In a proceeding pursuant to General Municipal Law § 50-e(5) for leave to serve a late notice of claim, the petitioner appeals from an order of the Supreme Court, Queens County (Kerrigan, J.), dated May 31, 2007, which denied the petition.
ORDERED that the order is reversed, on the facts and in the exercise of discretion, and the petition is granted.
The petitioner commenced this proceeding for leave to serve a late notice of claim in connection with injuries she sustained when she tripped and fell over a wooden board affixed to the surface of a boardwalk which was under the jurisdiction of the respondent City of New York (hereinafter the City). The petitioner served a timely notice of claim upon the New York City Transit Authority (hereinafter the Transit Authority), among other public corporations.

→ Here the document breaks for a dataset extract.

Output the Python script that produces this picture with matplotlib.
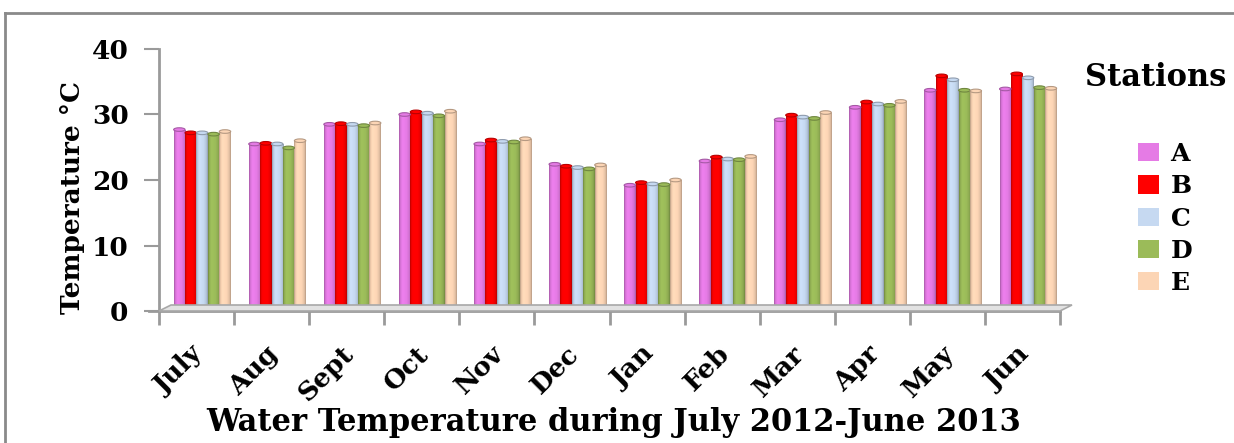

On September 20, 2006, the Transit Authority examined the petitioner pursuant to General Municipal Law § 50-h. On October 24, 2006, the petitioner commenced an action against the Transit Authority, among other entities. In February 2007, the Transit Authority commenced a third-party action against the City alleging that the City owned, operated, maintained, managed, and controlled the area of the boardwalk where the petitioner fell, and on March 8, 2007, apprised the petitioner that the City had jurisdiction over the area where she fell. The instant proceeding for leave to serve a late notice of claim upon the City was commenced by order to show cause dated April 10, 2007.

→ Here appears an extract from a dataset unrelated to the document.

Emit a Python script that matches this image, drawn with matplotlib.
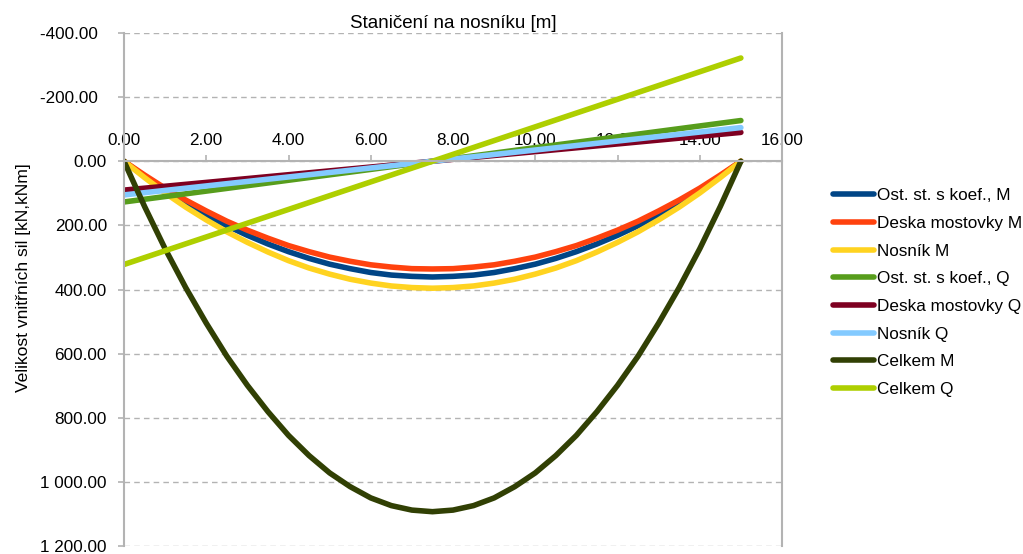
import numpy as np
import matplotlib
matplotlib.use("Agg")
import matplotlib.pyplot as plt
from matplotlib.ticker import FuncFormatter, MultipleLocator

plt.rcParams["font.family"] = ["Liberation Sans", "DejaVu Sans"]
plt.rcParams["font.size"] = 12.3

# station along the beam [m]
x_m = [0.0, 0.5, 1.0, 1.5, 2.0, 2.5, 3.0, 3.5, 4.0, 4.5, 5.0, 5.5, 6.0, 6.5, 7.0, 7.5,
       8.0, 8.5, 9.0, 9.5, 10.0, 10.5, 11.0, 11.5, 12.0, 12.5, 13.0, 13.5, 14.0, 14.5, 15.0]
x_q = [0.0, 15.0]

# bending moments [kNm]
ost_M = [0, 47, 90, 130, 167, 201, 231, 258, 282, 303, 321, 335, 347, 355, 359, 361,
         359, 355, 347, 335, 321, 303, 282, 258, 231, 201, 167, 130, 90, 47, 0]
deska_M = [0, 43, 84, 121, 155, 187, 215, 240, 263, 282, 299, 312, 323, 330, 335, 336,
           335, 330, 323, 312, 299, 282, 263, 240, 215, 187, 155, 121, 84, 43, 0]
nosnik_M = [0, 51, 99, 143, 183, 220, 253, 283, 310, 333, 352, 368, 380, 389, 394, 396,
            394, 389, 380, 368, 352, 333, 310, 283, 253, 220, 183, 143, 99, 51, 0]
celkem_M = [0, 141, 273, 394, 505, 608, 699, 781, 855, 918, 972, 1015, 1050, 1074, 1088, 1093,
            1088, 1074, 1050, 1015, 972, 918, 855, 781, 699, 608, 505, 394, 273, 141, 0]

# shear forces [kN]
ost_Q = [127, -127]
deska_Q = [90, -90]
nosnik_Q = [105, -105]
celkem_Q = [322, -322]

series = [
    (x_m, ost_M, "Ost. st. s koef., M", "#004586"),
    (x_m, deska_M, "Deska mostovky M", "#ff420e"),
    (x_m, nosnik_M, "Nosník M", "#ffd320"),
    (x_q, ost_Q, "Ost. st. s koef., Q", "#579d1c"),
    (x_q, deska_Q, "Deska mostovky Q", "#7e0021"),
    (x_q, nosnik_Q, "Nosník Q", "#83caff"),
    (x_m, celkem_M, "Celkem M", "#314004"),
    (x_q, celkem_Q, "Celkem Q", "#aecf00"),
]

fig = plt.figure(figsize=(10.23, 5.54), dpi=100)
ax = fig.add_axes([124 / 1023, 8 / 554, 658 / 1023, 513 / 554])

for xs, ys, lab, col in series:
    ax.plot(xs, ys, color=col, lw=4, label=lab, solid_capstyle="round", solid_joinstyle="round")


def ylab(v, p):
    s = f"{v:,.2f}".replace(",", " ")
    if v < 0:
        s += "\u2007"  # negatives sit a bit further left in the original
    return s


ax.set_xlim(0, 16)
ax.set_ylim(1200, -400)
ax.xaxis.set_major_locator(MultipleLocator(2))
ax.yaxis.set_major_locator(MultipleLocator(200))
ax.xaxis.set_major_formatter(FuncFormatter(lambda v, p: f"{v:.2f}"))
ax.yaxis.set_major_formatter(FuncFormatter(ylab))

grey = "#b3b3b3"
ax.grid(axis="y", color=grey, ls=(0, (4, 3)), lw=1)
ax.set_axisbelow(True)

ax.xaxis.tick_top()
ax.spines["top"].set_position(("data", 0))
ax.spines["bottom"].set_visible(False)
for s in ["top", "left", "right"]:
    ax.spines[s].set_color(grey)
    ax.spines[s].set_linewidth(1.5)
ax.tick_params(axis="x", colors=grey, labelcolor="black", length=4.3, pad=5, width=1.2)
ax.tick_params(axis="y", colors=grey, labelcolor="black", length=4.3, pad=8, width=1.2)

ax.set_title("Staničení na nosníku [m]", fontsize=13.5, pad=3.6)
ax.set_ylabel("Velikost vnitřních sil [kN,kNm]", fontsize=12.6)
ax.yaxis.set_label_coords(-0.142, 0.523)

fig.legend(loc="upper left", bbox_to_anchor=(833 / 1023, 0.660), frameon=False,
           borderpad=0, borderaxespad=0, handlelength=2.4, handletextpad=0.15,
           labelspacing=0.74, fontsize=12.3)

fig.savefig("out.png", dpi=100)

An error in serving the wrong governmental entity with a notice of claim may be excused if remedied promptly after discovery of the mistake (see General Municipal Law § 50-e[5]; Matter of Wimberly v. Southern Westchester BOCES [Board of Coop. Educ. Servs.], 51 A.D.3d 810, 811, 858 N.Y.S.2d 271; Matter of McLean v. Valley Stream Union Free School Dist. 30, 48 A.D.3d 571, 572, 852 N.Y.S.2d 227; Matter of Flynn v. Town of Oyster Bay, 256 A.D.2d 341, 681 N.Y.S.2d 337). The petitioner's attorney promptly commenced this proceeding after verifying that the wrong entities had been served. Furthermore, the petitioner demonstrated that the delay in serving the notice of claim did not substantially prejudice the City in maintaining its defense on the merits. The City repaired the subject piece of planking less than one month after the accident. Thus, due to its own actions, it would not have been able to investigate the site of this transitory defect any more effectively than it could have had it been timely served 90 days after the incident (see Segreto v. Town of Oyster Bay, 66 A.D.2d 796, 410 N.Y.S.2d 898; cf. Matter of Felice v. Eastport/South Manor Cent. School Dist., 50 A.D.3d 138, 152, 851 N.Y.S.2d 218; Matter of Nieves v. Girimonte, 309 A.D.2d 753, 765 N.Y.S.2d 64).
Moreover, even though the subject wooden board had been removed and the underlying boardwalk repaired within one month after the accident, the petitioner took photographs of the defect on the day of the accident and returned to inspect and photograph the location approximately one month after the accident (see Barnes v. New York City Hous. Auth., 262 A.D.2d 46, 47, 691 N.Y.S.2d 463; Lozada v. City of New York, 189 A.D.2d 726, 727, 592 N.Y.S.2d 742). Under these circumstances, the Supreme Court improvidently exercised its discretion in denying the petition (see Matter of Flynn v. Town of Oyster Bay, 256 A.D.2d 341, 681 N.Y.S.2d 337; Matter of Harris v. Dormitory Auth. of State of N.Y., 168 A.D.2d 560, 562 N.Y.S.2d 781).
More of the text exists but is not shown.